- **Work to be completed**: Retype the data exactly, from its first line to the line containing "const yTicks = [10, 20, 30, 40, 50];", including both, and skip any picture.

- **Provided data**:
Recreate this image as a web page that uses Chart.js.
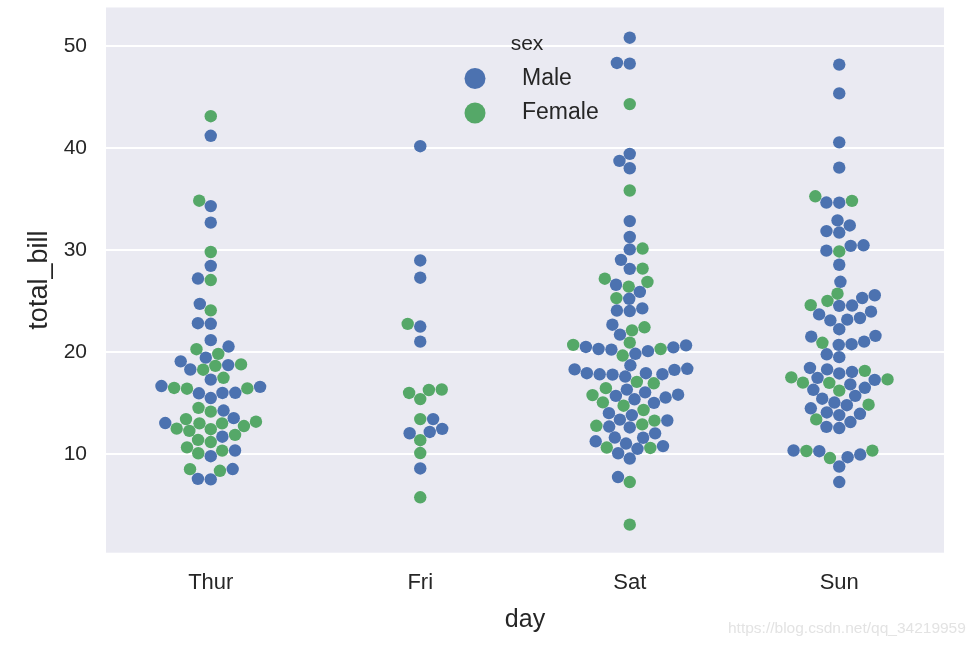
<!DOCTYPE html>
<html>
<head>
<meta charset="utf-8">
<script src="https://cdn.jsdelivr.net/npm/chart.js@4/dist/chart.umd.min.js"></script>
<style>
  html, body { margin: 0; padding: 0; background: #ffffff; }
  #wrap { position: relative; width: 980px; height: 648px; }
  #watermark { position: absolute; left: 728px; top: 619px; font: 15.5px "Liberation Sans", Arial, sans-serif; color: #e3e3e3; white-space: nowrap; }
</style>
</head>
<body>
<div id="wrap">
  <canvas id="c" width="980" height="648"></canvas>
  <div id="watermark">https://blog.csdn.net/qq_34219959</div>
</div>
<script>
// ---- data (seaborn "tips": total_bill by day, with sex of each row, in row order) ----
const days = ['Thur', 'Fri', 'Sat', 'Sun'];
const sexes = ['Male', 'Female'];
const yTicks = [10, 20, 30, 40, 50];

const thurBill = [27.2, 22.76, 17.29, 19.44, 16.66, 10.07, 32.68, 15.98, 34.83, 13.03, 18.28, 24.71, 21.16, 10.65, 12.43, 24.08, 11.69, 13.42, 14.26, 15.95, 12.48, 29.8, 8.52, 14.52, 11.38, 22.82, 19.08, 20.27, 11.17, 12.26, 18.26, 8.51, 10.33, 14.15, 16.0, 13.16, 17.47, 34.3, 41.19, 27.05, 16.43, 8.35, 18.64, 11.87, 9.78, 7.51, 19.81, 28.44, 15.48, 16.58, 7.56, 10.34, 43.11, 13.0, 13.51, 18.71, 12.74, 13.0, 16.4, 20.53, 16.47, 18.78];
const thurSex = 'MMMMMFMMFMMMMFFFMFMMFFMFFMMFFFFFFFMFFMMFFFFFMMFMMMMMFFMMFFFMFF';
const friBill = [28.97, 22.49, 5.75, 16.32, 22.75, 40.17, 27.28, 12.03, 21.01, 12.46, 11.35, 15.38, 12.16, 13.42, 8.58, 15.98, 13.42, 16.27, 10.09];
const friSex = 'MMFFFMMMMMFFMFMFMFF';
const satBill = [20.65, 17.92, 20.29, 15.77, 39.42, 19.82, 17.81, 13.37, 12.69, 21.7, 19.65, 9.55, 18.35, 15.06, 20.69, 17.78, 24.06, 16.31, 16.93, 18.69, 31.27, 16.04, 38.01, 26.41, 11.24, 48.27, 20.29, 13.81, 11.02, 18.29, 17.59, 20.08, 16.45, 3.07, 20.23, 15.01, 12.02, 17.07, 26.86, 25.28, 14.73, 10.51, 17.92, 44.3, 22.42, 20.92, 15.36, 20.49, 25.21, 18.24, 14.31, 14.0, 7.25, 10.59, 10.63, 50.81, 15.81, 26.59, 38.73, 24.27, 12.76, 30.06, 25.89, 48.33, 13.27, 28.17, 12.9, 28.15, 11.59, 7.74, 30.14, 20.45, 13.28, 22.12, 24.01, 15.69, 11.61, 10.77, 15.53, 10.07, 12.6, 32.83, 35.83, 29.03, 27.18, 22.67, 17.82];
const satSex = 'MMFFMMMMMMFMMFFMMMFMMMMFMMMMMMMMFFMMMFFFFMMFFFMMMMFMFFFMMMMMFMMMFFFMMMFMMFMMMMMMMMFMFMM';
const sunBill = [16.99, 10.34, 21.01, 23.68, 24.59, 25.29, 8.77, 26.88, 15.04, 14.78, 10.27, 35.26, 15.42, 18.43, 14.83, 21.58, 10.33, 16.29, 16.97, 17.46, 13.94, 9.68, 30.4, 18.29, 22.23, 32.4, 28.55, 18.04, 12.54, 10.29, 34.81, 9.94, 25.56, 19.49, 38.07, 23.95, 25.71, 17.31, 29.93, 14.07, 13.13, 17.26, 24.55, 19.77, 29.85, 48.17, 25.0, 13.39, 16.49, 21.5, 12.66, 16.21, 13.81, 17.51, 24.52, 20.76, 31.71, 7.25, 31.85, 16.82, 32.9, 17.89, 14.48, 9.6, 34.63, 34.65, 23.33, 45.35, 23.17, 40.55, 20.69, 20.9, 30.46, 18.15, 23.1, 15.69];
const sunSex = 'FMMMFMMMMMMFMMFMFMFMMMMMMMMMMFFMMMMMFFMMMMMMFMFFMMMFMFMMMMMMMMMFMMMMMMMFMFMM';

const billByDay = [thurBill, friBill, satBill, sunBill];
const sexByDay = [thurSex, friSex, satSex, sunSex];

// ---- style ----
const FONT = '"Liberation Sans", Arial, Helvetica, sans-serif';
const TEXT = '#262626';
const COLORS = ['#4C72B0', '#55A868'];
const BG = '#EAEAF2';
const MARKER_D = 12.25; // swarm collision diameter in px

const bgPlugin = {
  id: 'bg',
  beforeDraw(chart) {
    const { ctx, chartArea: a } = chart;
    ctx.save();
    ctx.fillStyle = BG;
    ctx.fillRect(a.left, a.top, a.right - a.left, a.bottom - a.top);
    ctx.restore();
  }
};

const legendPlugin = {
  id: 'swarmLegend',
  afterDraw(chart) {
    const ctx = chart.ctx;
    ctx.save();
    ctx.fillStyle = TEXT;
    ctx.textBaseline = 'middle';
    ctx.textAlign = 'center';
    ctx.font = '21px ' + FONT;
    ctx.fillText('sex', 527, 44);
    ctx.textAlign = 'left';
    ctx.font = '23px ' + FONT;
    chart.data.datasets.forEach((ds, i) => {
      const y = 78.5 + i * 34.5;
      ctx.beginPath();
      ctx.fillStyle = ds.backgroundColor;
      ctx.arc(475, y, 10.5, 0, Math.PI * 2);
      ctx.fill();
      ctx.fillStyle = TEXT;
      ctx.fillText(ds.label, 522, y);
    });
    ctx.restore();
  }
};

// numpy-style (introsort) argsort, so ties resolve like np.argsort(kind='quicksort')
function npArgsort(v) {
  const n = v.length;
  const idx = Array.from({ length: n }, (_, i) => i);
  if (n < 2) return idx;
  const stack = [];
  let pl = 0, pr = n - 1;
  const sw = (a, b) => { const t = idx[a]; idx[a] = idx[b]; idx[b] = t; };
  for (;;) {
    while (pr - pl > 15) {
      const pm = pl + ((pr - pl) >> 1);
      if (v[idx[pm]] < v[idx[pl]]) sw(pm, pl);
      if (v[idx[pr]] < v[idx[pm]]) sw(pr, pm);
      if (v[idx[pm]] < v[idx[pl]]) sw(pm, pl);
      const vp = v[idx[pm]];
      let pi = pl, pj = pr - 1;
      sw(pm, pj);
      for (;;) {
        do { ++pi; } while (v[idx[pi]] < vp);
        do { --pj; } while (vp < v[idx[pj]]);
        if (pi >= pj) break;
        sw(pi, pj);
      }
      sw(pi, pr - 1);
      if (pi - pl < pr - pi) { stack.push(pi + 1, pr); pr = pi - 1; }
      else { stack.push(pl, pi - 1); pl = pi + 1; }
    }
    for (let pi = pl + 1; pi <= pr; ++pi) {
      const vi = idx[pi], vp = v[vi];
      let pj = pi, pk = pi - 1;
      while (pj > pl && vp < v[idx[pk]]) { idx[pj--] = idx[pk--]; }
      idx[pj] = vi;
    }
    if (!stack.length) break;
    pr = stack.pop(); pl = stack.pop();
  }
  return idx;
}

// seaborn-style beeswarm in display space
function beeswarm(ys, d) {
  const swarm = [];
  ys.forEach((y, k) => {
    if (k === 0) { swarm.push([0, y]); return; }
    const nb = [];
    for (let j = swarm.length - 1; j >= 0; j--) {
      if (y - swarm[j][1] < d) nb.unshift(swarm[j]); else break;
    }
    let cands = [[0, y]];
    let leftFirst = true;
    nb.forEach(([xj, yj]) => {
      const dy = y - yj;
      const dx = Math.sqrt(Math.max(d * d - dy * dy, 0)) * 1.05;
      const cl = [xj - dx, y], cr = [xj + dx, y];
      if (leftFirst) cands.push(cl, cr); else cands.push(cr, cl);
      leftFirst = !leftFirst;
    });
    const order = npArgsort(cands.map(c => Math.abs(c[0])));
    cands = order.map(i => cands[i]);
    let chosen = cands[0];
    if (nb.length) {
      for (const c of cands) {
        if (nb.every(([xj, yj]) => (xj - c[0]) ** 2 + (yj - c[1]) ** 2 >= d * d)) { chosen = c; break; }
      }
    }
    swarm.push(chosen);
  });
  return swarm.map(p => p[0]);
}

const datasets = sexes.map((s, si) => ({
  label: s,
  data: billByDay.flatMap((arr, di) => arr.filter((v, k) => sexByDay[di][k] === s[0]).map(v => ({ x: di, y: v }))),
  backgroundColor: COLORS[si],
  borderWidth: 0,
  pointRadius: 6.2,
  pointHoverRadius: 6.2
}));

const chart = new Chart(document.getElementById('c'), {
  type: 'scatter',
  data: { datasets },
  options: {
    responsive: false,
    animation: false,
    events: [],
    layout: { autoPadding: false, padding: { top: 7.5, right: 36, left: 0, bottom: 0 } },
    scales: {
      x: {
        type: 'linear', min: -0.5, max: 3.5,
        afterBuildTicks: ax => { ax.ticks = days.map((d, i) => ({ value: i })); },
        afterFit: ax => { ax.height = 95.3; ax.paddingLeft = 0; ax.paddingRight = 0; },
        grid: { display: false, drawTicks: false },
        border: { display: false },
        ticks: { callback: v => days[v], color: TEXT, font: { family: FONT, size: 22 }, padding: 17, maxRotation: 0 },
        title: { display: true, text: 'day', color: TEXT, font: { family: FONT, size: 25 }, padding: { top: 0, bottom: 13 } }
      },
      y: {
        type: 'linear', min: 0.32, max: 53.77,
        afterBuildTicks: ax => { ax.ticks = yTicks.map(v => ({ value: v })); },
        afterFit: ax => { ax.width = 106; ax.paddingTop = 0; ax.paddingBottom = 0; },
        grid: { color: '#ffffff', lineWidth: 2, drawTicks: false },
        border: { display: false },
        ticks: { color: TEXT, font: { family: FONT, size: 21 }, padding: 19 },
        title: { display: true, text: 'total_bill', color: TEXT, font: { family: FONT, size: 27 }, padding: { top: 23, bottom: 0 } }
      }
    },
    plugins: { legend: { display: false }, tooltip: { enabled: false } }
  },
  plugins: [bgPlugin, legendPlugin]
});

// ---- swarm layout, computed in pixel space from the chart's own scales ----
(function layoutSwarm() {
  const xs = chart.scales.x, ys = chart.scales.y;
  const out = [[], []];
  days.forEach((day, di) => {
    const vals = billByDay[di];
    const order = npArgsort(vals);
    const sorted = order.map(k => ({ v: vals[k], s: sexByDay[di][k] === 'M' ? 0 : 1 }));
    const disp = sorted.map(p => ys.bottom - ys.getPixelForValue(p.v));
    const offs = beeswarm(disp, MARKER_D);
    const cx = xs.getPixelForValue(di);
    sorted.forEach((p, k) => {
      out[p.s].push({ x: xs.getValueForPixel(cx + offs[k]), y: p.v });
    });
  });
  chart.data.datasets[0].data = out[0];
  chart.data.datasets[1].data = out[1];
  chart.update('none');
})();
</script>
</body>
</html>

- **Expected output**:
Recreate this image as a web page that uses Chart.js.
<!DOCTYPE html>
<html>
<head>
<meta charset="utf-8">
<script src="https://cdn.jsdelivr.net/npm/chart.js@4/dist/chart.umd.min.js"></script>
<style>
  html, body { margin: 0; padding: 0; background: #ffffff; }
  #wrap { position: relative; width: 980px; height: 648px; }
  #watermark { position: absolute; left: 728px; top: 619px; font: 15.5px "Liberation Sans", Arial, sans-serif; color: #e3e3e3; white-space: nowrap; }
</style>
</head>
<body>
<div id="wrap">
  <canvas id="c" width="980" height="648"></canvas>
  <div id="watermark">https://blog.csdn.net/qq_34219959</div>
</div>
<script>
// ---- data (seaborn "tips": total_bill by day, with sex of each row, in row order) ----
const days = ['Thur', 'Fri', 'Sat', 'Sun'];
const sexes = ['Male', 'Female'];
const yTicks = [10, 20, 30, 40, 50];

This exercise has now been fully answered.